The Republican lawmakers responded by saying that they needed concessions, the official said. Obama said he would consider what they want so long as they weren’t making demands as a condition for a spending bill that would allow federal agencies to resume operations.
Senator Ron Johnson, a Wisconsin Republican, said at a Bloomberg breakfast today that lawmakers were using the debt ceiling for leverage because “how else can you get those people -- the president, Democrats in the Senate and the House -- to come to the table and start working with you in good faith to solve a long-term problem?”
Under Boehner’s plan, the Treasury Department wouldn’t be able to use so-called extraordinary measures to further extend borrowing authority, creating a hard deadline, said Representative Tom Reed, a New York Republican.
House Minority Leader Nancy Pelosi of California said ending the extraordinary measures “isn’t very smart” because it would limit Treasury’s flexibility.
If the U.S. fails to raise the debt limit by Oct. 17, the government will have $30 billion plus incoming revenue to pay its bills. It would start missing scheduled payments, including benefits, salaries and interest, between Oct. 22 and Oct. 31, according to the Congressional Budget Office.
Meanwhile, Senate Democrats are pressing ahead with their preferred plan, which would push the next debt-limit fight into 2015 and include no policy conditions. A test vote could occur tomorrow.
Democrats, who control 54 seats in the 100-member Senate, would need the support of at least six Republicans on procedural votes to pass their bill.
Reid’s proposal would suspend the debt ceiling through Dec. 31, 2014. Because the Treasury Department can use extraordinary measures to stave off default, another increase wouldn’t be needed until sometime in 2015. The previous debt-limit suspension expired on May 18 and the extraordinary measures are lasting five months.

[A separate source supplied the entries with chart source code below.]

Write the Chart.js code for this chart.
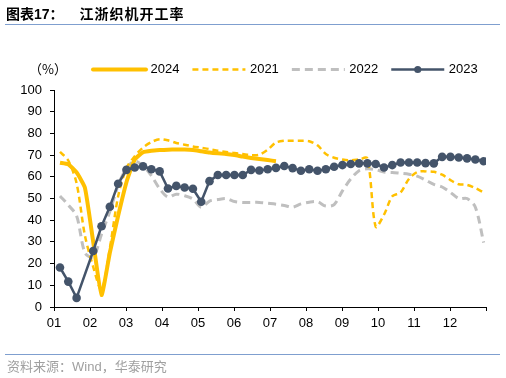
<!DOCTYPE html>
<html>
<head>
<meta charset="utf-8">
<script src="https://cdn.jsdelivr.net/npm/chart.js@4"></script>
<style>
html,body{margin:0;padding:0;background:#fff;}
#wrap{position:relative;width:506px;height:378px;overflow:hidden;background:#fff;}
#c{position:absolute;left:0;top:0;}
#title{position:absolute;left:6px;top:3px;font-family:"Liberation Sans","Noto Sans CJK SC",sans-serif;font-size:14px;font-weight:bold;color:#000;white-space:nowrap;line-height:20px;}
#title .t2{margin-left:16px;letter-spacing:1px;font-family:"Noto Sans CJK SC",sans-serif;}
.rule{position:absolute;left:5px;width:495px;height:1px;background:#7f9fcf;}
#src{position:absolute;left:7px;top:357px;font-family:"Noto Sans CJK SC","Liberation Sans",sans-serif;font-size:13px;color:#a0a0a0;white-space:nowrap;line-height:18px;}
#src .w{font-family:"Liberation Sans",sans-serif;}
</style>
</head>
<body>
<div id="wrap">
  <canvas id="c" width="506" height="378"></canvas>
  <div id="title"><span>图表17：</span><span class="t2">江浙织机开工率</span></div>
  <div class="rule" style="top:24px;"></div>
  <div class="rule" style="top:354px;"></div>
  <div id="src">资料来源：<span class="w">Wind</span>，华泰研究</div>
</div>
<script>
// ---- data (weekly readings, week index 0..51 within the year) ----
const monthLabels = ['01','02','03','04','05','06','07','08','09','10','11','12'];
const seriesNames = ['2024','2021','2022','2023'];

const values2024 = [66.5, 65.8, 62, 55, 30, 5.5, 25, 42, 57.5, 68, 71.3, 72, 72.3, 72.5, 72.6, 72.6,
  72.4, 71.8, 71.2, 70.8, 70.5, 70, 69.3, 68.7, 68.2, 67.7, 67.2];

const values2021 = [71.5, 67.5, 57, 33, 18.5, 8, 27, 51, 64, 69.5, 73.5, 76, 77.3, 76.8, 75.6, 74.8,
  74, 73.4, 72.8, 72, 71.4, 71, 70.5, 70, 70.2, 72.5, 75.8, 76.6, 76.6, 76.6, 76.4, 74.5,
  70.5, 68.8, 68, 67.6, 68, 68.5, 37, 42.5, 51, 52.8, 59, 62.2, 62.5, 62.3, 61, 58.5,
  56.6, 56.3, 54.8, 52.8];

const values2022 = [51.2, 47, 42, 25, 23, 33.5, 44, 56, 64, 67.2, 65, 60.5, 54.5, 50.7, 52, 51.3,
  49.8, 46, 48.8, 49.5, 50, 48.6, 48.2, 48.2, 48.2, 47.8, 47.4, 46.8, 46, 47.5, 48.3, 48.5,
  46.5, 47.2, 53.5, 59, 62.8, 63.7, 63.3, 62.2, 62, 61.6, 61.2, 60.3, 58.5, 56.5, 55.3, 52.8,
  50, 50, 46, 29.7];

const values2023 = [18.2, 11.7, 4.2, null, 25.8, 37.2, 46.2, 56.8, 63.2, 64.3, 64.8, 63.5, 62.5, 54.6, 55.8, 55.1,
  54.5, 48.5, 58, 60.8, 60.8, 60.8, 60.8, 63.2, 62.9, 63.5, 64.1, 65, 64, 62.8, 63.5, 62.8,
  63.5, 64.6, 65.4, 65.9, 66.2, 66.2, 65.9, 64.3, 65.4, 66.6, 66.6, 66.6, 66.3, 66.2, 69.2, 69.2,
  68.9, 68.5, 68, 67.2];

// week index -> position in months on the x axis
const weekPos = i => (i + 0.72) * 12 / 52;
const toPoints = arr => arr.map((y, i) => ({ x: weekPos(i), y }));

const GOLD = '#FFC000', GREY = '#BFBFBF', NAVY = '#44546A';

const legendPlugin = {
  id: 'customLegend',
  afterDraw(chart) {
    const ctx = chart.ctx;
    const y = 69.5;
    ctx.save();
    ctx.textBaseline = 'middle';
    ctx.fillStyle = '#000';
    ctx.font = '13px "Noto Sans CJK SC"';
    ctx.fillText('（%）', 29, y);
    ctx.font = '13px "Liberation Sans"';
    let x = 93;
    chart.data.datasets.forEach(ds => {
      ctx.save();
      ctx.strokeStyle = ds.borderColor;
      ctx.lineWidth = ds.borderWidth;
      ctx.setLineDash(ds.borderDash || []);
      ctx.lineCap = ds.legendCap || 'butt';
      ctx.beginPath();
      ctx.moveTo(x, y);
      ctx.lineTo(x + 53, y);
      ctx.stroke();
      if (ds.pointRadius > 0) {
        ctx.setLineDash([]);
        ctx.fillStyle = ds.pointBackgroundColor;
        ctx.beginPath();
        ctx.arc(x + 26.5, y, 3.6, 0, Math.PI * 2);
        ctx.fill();
      }
      ctx.restore();
      ctx.fillStyle = '#000';
      ctx.fillText(ds.label, x + 57.5, y);
      x += 57.5 + ctx.measureText(ds.label).width + 13;
    });
    ctx.restore();
  }
};

new Chart(document.getElementById('c'), {
  type: 'line',
  data: {
    datasets: [
      { label: seriesNames[0], data: toPoints(values2024), borderColor: GOLD, backgroundColor: GOLD,
        borderWidth: 4, pointRadius: 0, tension: 0.15, order: 1, legendCap: 'round', borderJoinStyle: 'round' },
      { label: seriesNames[1], data: toPoints(values2021), borderColor: GOLD, backgroundColor: GOLD,
        borderWidth: 2.5, borderDash: [6, 4], pointRadius: 0, tension: 0.3, order: 2 },
      { label: seriesNames[2], data: toPoints(values2022), borderColor: GREY, backgroundColor: GREY,
        borderWidth: 3, borderDash: [8, 5], pointRadius: 0, tension: 0.3, order: 3 },
      { label: seriesNames[3], data: toPoints(values2023), borderColor: NAVY, backgroundColor: NAVY,
        borderWidth: 2.5, pointRadius: 4.3, pointBackgroundColor: NAVY, pointBorderColor: NAVY,
        pointBorderWidth: 0, tension: 0, spanGaps: true, order: 0 }
    ]
  },
  options: {
    responsive: false,
    devicePixelRatio: 1,
    animation: false,
    layout: { padding: { left: 10, right: 20, top: 90, bottom: 41 } },
    plugins: { legend: { display: false }, title: { display: false }, tooltip: { enabled: false } },
    elements: { line: { fill: false } },
    scales: {
      x: {
        type: 'linear', min: 0, max: 12,
        afterFit: s => { s.height = 30; },
        afterBuildTicks: s => { s.ticks = Array.from({ length: 13 }, (_, m) => ({ value: m })); },
        ticks: {
          autoSkip: false, maxRotation: 0, padding: 5, color: '#000',
          font: { family: 'Liberation Sans', size: 13 },
          callback: v => (v < 12 ? monthLabels[v] : '')
        },
        grid: { display: true, drawOnChartArea: false, drawTicks: true, tickLength: 4, color: '#000' },
        border: { display: true, color: '#000', width: 1 }
      },
      y: {
        min: 0, max: 100,
        afterFit: s => { s.width = 44; },
        ticks: { stepSize: 10, padding: 8, color: '#000', font: { family: 'Liberation Sans', size: 13 } },
        grid: { display: true, drawOnChartArea: false, drawTicks: true, tickLength: 4, color: '#000' },
        border: { display: true, color: '#000', width: 1 }
      }
    }
  },
  plugins: [legendPlugin]
});
</script>
</body>
</html>
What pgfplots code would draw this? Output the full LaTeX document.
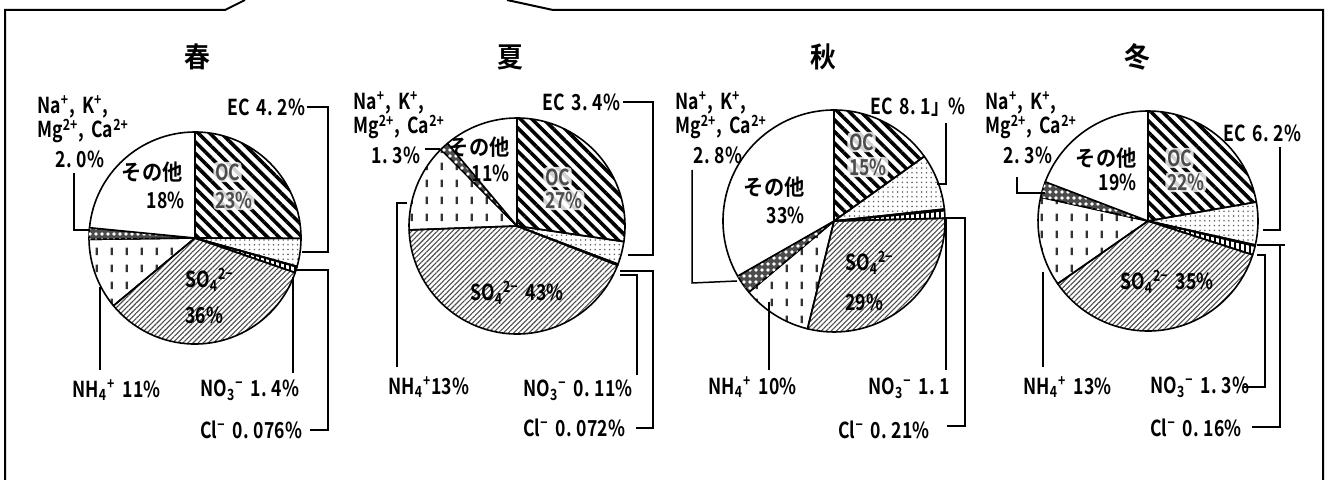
\documentclass[border=0pt]{standalone}
\usepackage{pgfplots}
\pgfplotsset{compat=1.18}
\usepackage{pgfplotstable}
\usepackage{fontspec}
\setmainfont{Noto Sans CJK JP}[BoldFont={Noto Sans CJK JP Bold}, FakeStretch=0.8, WordSpace=1.8]
\newfontfamily\jp{Noto Sans CJK JP}[BoldFont={Noto Sans CJK JP Bold}, FakeStretch=0.92]
\usetikzlibrary{patterns, patterns.meta}

\pgfdeclarepatternformonly{vdash}{\pgfqpoint{0pt}{0pt}}{\pgfqpoint{7.5pt}{8.5pt}}{\pgfqpoint{7.5pt}{8.5pt}}{%
  \pgfpathrectangle{\pgfqpoint{3pt}{2pt}}{\pgfqpoint{1.2pt}{4pt}}\pgfusepath{fill}}

% slices, clockwise from 12 o'clock (percent)
\pgfplotstableread{
part val
OC 25
EC 4.25
Cl 0.08
NO3 0.9
SO4 33.6
NH4 10.8
Na 1.75
other 23.4
}\spring
\pgfplotstableread{
part val
OC 27
EC 3.4
Cl 0.072
NO3 0.11
SO4 43
NH4 13
Na 1.3
other 11
}\summer
\pgfplotstableread{
part val
OC 15
EC 8.1
Cl 0.21
NO3 1.1
SO4 29
NH4 10
Na 2.8
other 33
}\autumn
\pgfplotstableread{
part val
OC 22
EC 6.2
Cl 0.16
NO3 1.3
SO4 35
NH4 13
Na 2.3
other 19
}\winter

\tikzset{
  wedge/.style={draw=black, line width=0.8pt, line join=round},
  sl0/.style={pattern={Lines[angle=-45,distance=4.1pt,line width=1.8pt]}, pattern color=black},
  sl1/.style={pattern={Dots[distance=2.4pt,radius=0.45pt]}, pattern color=black!60},
  sl2/.style={fill=black},
  sl3/.style={pattern={Lines[angle=90,distance=2.5pt,line width=1pt]}, pattern color=black},
  sl4/.style={pattern={Lines[angle=45,distance=1.8pt,line width=0.55pt]}, pattern color=black!70},
  sl5/.style={pattern=vdash, pattern color=black!80},
  sl6/.style={fill=black!70, postaction={pattern={Dots[distance=3pt,radius=0.9pt]}, pattern color=white}},
  sl7/.style={fill=white},
  lab/.style={font=\bfseries\fontsize{11}{11}\selectfont, inner sep=0pt, anchor=west},
  jlab/.style={lab, font=\jp\bfseries\fontsize{11}{11}\selectfont},
  gl/.style={lab, text=black!70, fill=white, fill opacity=0.82, text opacity=1,
    inner sep=0.8pt, rounded corners=2pt},
  ttl/.style={font=\jp\bfseries\fontsize{14}{14}\selectfont, inner sep=0pt},
  lead/.style={line width=0.75pt},
}
\newcommand\sub[1]{\textsubscript{#1}}
\newcommand\sups[1]{\textsuperscript{#1}}
\newcommand\dt{.\hspace{0.22em}}

% #1 table, #2 #3 centre, #4 radius (axis units)
\newcommand\pie[4]{%
  \def\tot{0}%
  \pgfplotsforeachungrouped \i in {0,1,2,3,4,5,6,7}{%
    \pgfplotstablegetelem{\i}{val}\of{#1}%
    \pgfmathsetmacro\tot{\tot+\pgfplotsretval}%
  }%
  \def\acc{0}%
  \pgfplotsforeachungrouped \i in {0,1,2,3,4,5,6,7}{%
    \pgfplotstablegetelem{\i}{val}\of{#1}%
    \pgfmathsetmacro\angA{90-360*(\acc/\tot)}%
    \pgfmathsetmacro\acc{\acc+\pgfplotsretval}%
    \pgfmathsetmacro\angB{90-360*(\acc/\tot)}%
    \pgfmathsetmacro\ptx{#2+#4*cos(\angA)}%
    \pgfmathsetmacro\pty{#3-#4*sin(\angA)}%
    \edef\temp{\noexpand\draw[wedge,sl\i] (axis cs:#2,#3) -- (axis cs:\ptx,\pty)
      arc[start angle=\angA, end angle=\angB, radius=#4*0.5pt] -- cycle;}%
    \temp
  }%
}

\newcommand\nalab[3]{% x, y, value
  \node[lab] at (#1,#2) {Na\sups{+}, K\sups{+},};
  \node[lab] at (#1,#2+24) {Mg\sups{2+}, Ca\sups{2+}};
  \node[lab, anchor=center] at (#1+43,#2+52) {#3};
}

\begin{document}
\begin{tikzpicture}
\begin{axis}[
    x=0.5pt, y=0.5pt, y dir=reverse,
    xmin=0, xmax=1332, ymin=0, ymax=480,
    hide axis, clip=false,
  ]
  % frame
  \draw[line width=1pt] (5,480) -- (5,10) -- (225,10) -- (245,0);
  \draw[line width=1pt] (507,0) -- (553,10) -- (1323,10) -- (1323,480);

  \pie{\spring}{195}{238}{106}
  \pie{\summer}{517}{226}{108}
  \pie{\autumn}{834}{221}{111}
  \pie{\winter}{1148}{221}{110}

  % spring
  \node[ttl] at (197,57) {春};
  \nalab{37}{107}{2\dt0\%}
  \node[jlab, anchor=east] at (183,172) {その他};
  \node[lab, anchor=east] at (185,200) {18\%};
  \node[gl] at (213,172) {OC};
  \node[gl] at (213,200) {23\%};
  \node[lab] at (227,107) {EC 4\dt2\%};
  \node[lab] at (185,280) {SO\sub{4}\sups{2−}};
  \node[lab] at (185,315) {36\%};
  \node[lab] at (72,390) {NH\sub{4}\sups{+} 11\%};
  \node[lab] at (200,390) {NO\sub{3}\sups{−} 1\dt4\%};
  \node[lab] at (200,430) {Cl\sups{−} 0\dt076\%};
  \draw[lead] (74,173) -- (74,230) -- (90,230);
  \draw[lead] (307,107) -- (328,107) -- (328,252) -- (302,252);
  \draw[lead] (100,287) -- (100,370);
  \draw[lead] (293,277) -- (293,373);
  \draw[lead] (310,430) -- (328,430) -- (328,270) -- (295,270);

  % summer
  \node[ttl] at (510,57) {夏};
  \nalab{353}{103}{1\dt3\%}
  \node[jlab, anchor=east] at (510,147) {その他};
  \node[lab, anchor=east] at (510,173) {11\%};
  \node[gl] at (543,177) {OC};
  \node[gl] at (543,200) {27\%};
  \node[lab] at (542,102) {EC 3\dt4\%};
  \node[lab] at (470,293) {SO\sub{4}\sups{2−} 43\%};
  \node[lab] at (388,387) {NH\sub{4}\sups{+}13\%};
  \node[lab] at (523,390) {NO\sub{3}\sups{−} 0\dt11\%};
  \node[lab] at (523,428) {Cl\sups{−} 0\dt072\%};
  \draw[lead] (425,149) -- (440,149);
  \draw[lead] (623,102) -- (653,102) -- (653,255) -- (628,255);
  \draw[lead] (407,203) -- (397,203) -- (397,367);
  \draw[lead] (620,275) -- (637,275) -- (637,375);
  \draw[lead] (620,271) -- (653,271) -- (653,428) -- (636,428);

  % autumn
  \node[ttl] at (823,57) {秋};
  \nalab{675}{103}{2\dt8\%}
  \node[jlab, anchor=east] at (805,187) {その他};
  \node[lab, anchor=east] at (805,215) {33\%};
  \node[gl] at (847,142) {OC};
  \node[gl] at (847,167) {15\%};
  \node[lab] at (870,107) {EC 8\dt1」\%};
  \node[lab] at (845,263) {SO\sub{4}\sups{2−}};
  \node[lab] at (845,302) {29\%};
  \node[lab] at (708,387) {NH\sub{4}\sups{+} 10\%};
  \node[lab] at (868,388) {NO\sub{3}\sups{−} 1\dt1};
  \node[lab] at (838,430) {Cl\sups{−} 0\dt21\%};
  \draw[lead] (692,170) -- (692,283) -- (737,281);
  \draw[lead] (946,123) -- (946,184) -- (937,184);
  \draw[lead] (769,302) -- (769,370);
  \draw[lead] (946,219) -- (946,370);
  \draw[lead] (947,426) -- (965,426) -- (965,218) -- (945,218);

  % winter
  \node[ttl] at (1137,57) {冬};
  \nalab{985}{103}{2\dt3\%}
  \node[jlab, anchor=east] at (1137,158) {その他};
  \node[lab, anchor=east] at (1137,182) {19\%};
  \node[gl] at (1165,158) {OC};
  \node[gl] at (1165,182) {22\%};
  \node[lab] at (1223,133) {EC 6\dt2\%};
  \node[lab] at (1120,282) {SO\sub{4}\sups{2−} 35\%};
  \node[lab] at (1023,387) {NH\sub{4}\sups{+} 13\%};
  \node[lab] at (1150,387) {NO\sub{3}\sups{−} 1\dt3\%};
  \node[lab] at (1150,428) {Cl\sups{−} 0\dt16\%};
  \draw[lead] (1017,177) -- (1017,193) -- (1045,193);
  \draw[lead] (1280,147) -- (1280,230) -- (1263,230);
  \draw[lead] (1257,245) -- (1285,245);
  \draw[lead] (1280,245) -- (1280,427) -- (1252,427);
  \draw[lead] (1257,255) -- (1265,255) -- (1265,387) -- (1243,387);
  \draw[lead] (1043,272) -- (1043,367);
\end{axis}
\pgfresetboundingbox
\path (current axis.south west) rectangle (current axis.north east);
\end{tikzpicture}
\end{document}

Senate Republicans also are considering a plan, being developed by Susan Collins of Maine, that would pair provisions to raise the debt ceiling and end the shutdown with a repeal of a medical-device tax included in the Patient Protection and Affordable Care Act.
Democrats, even those who support repealing the medical device tax, have been adamant that they will refuse to do so as part of an agreement to end the shutdown or raise the debt ceiling.
A Wall Street Journal/NBC News poll released yesterday found that 53 percent of those surveyed blamed Republicans for the fiscal impasse, compared with 31 percent who blame Obama.
The shutdown would pare 0.2 percentage point from U.S. economic growth if it lasts through this week and as much as 0.5 point if it continues another two weeks, according to the median estimate in a Bloomberg survey of economists.
Republicans are debating what policy conditions they will insist upon. House Republicans are backing away from demanding major changes to the 2010 health-care law.
The government shutdown started Oct. 1 after Republicans insisted that further funding for many programs be tied to a one-year delay in the mandate that individuals lacking health insurance purchase it.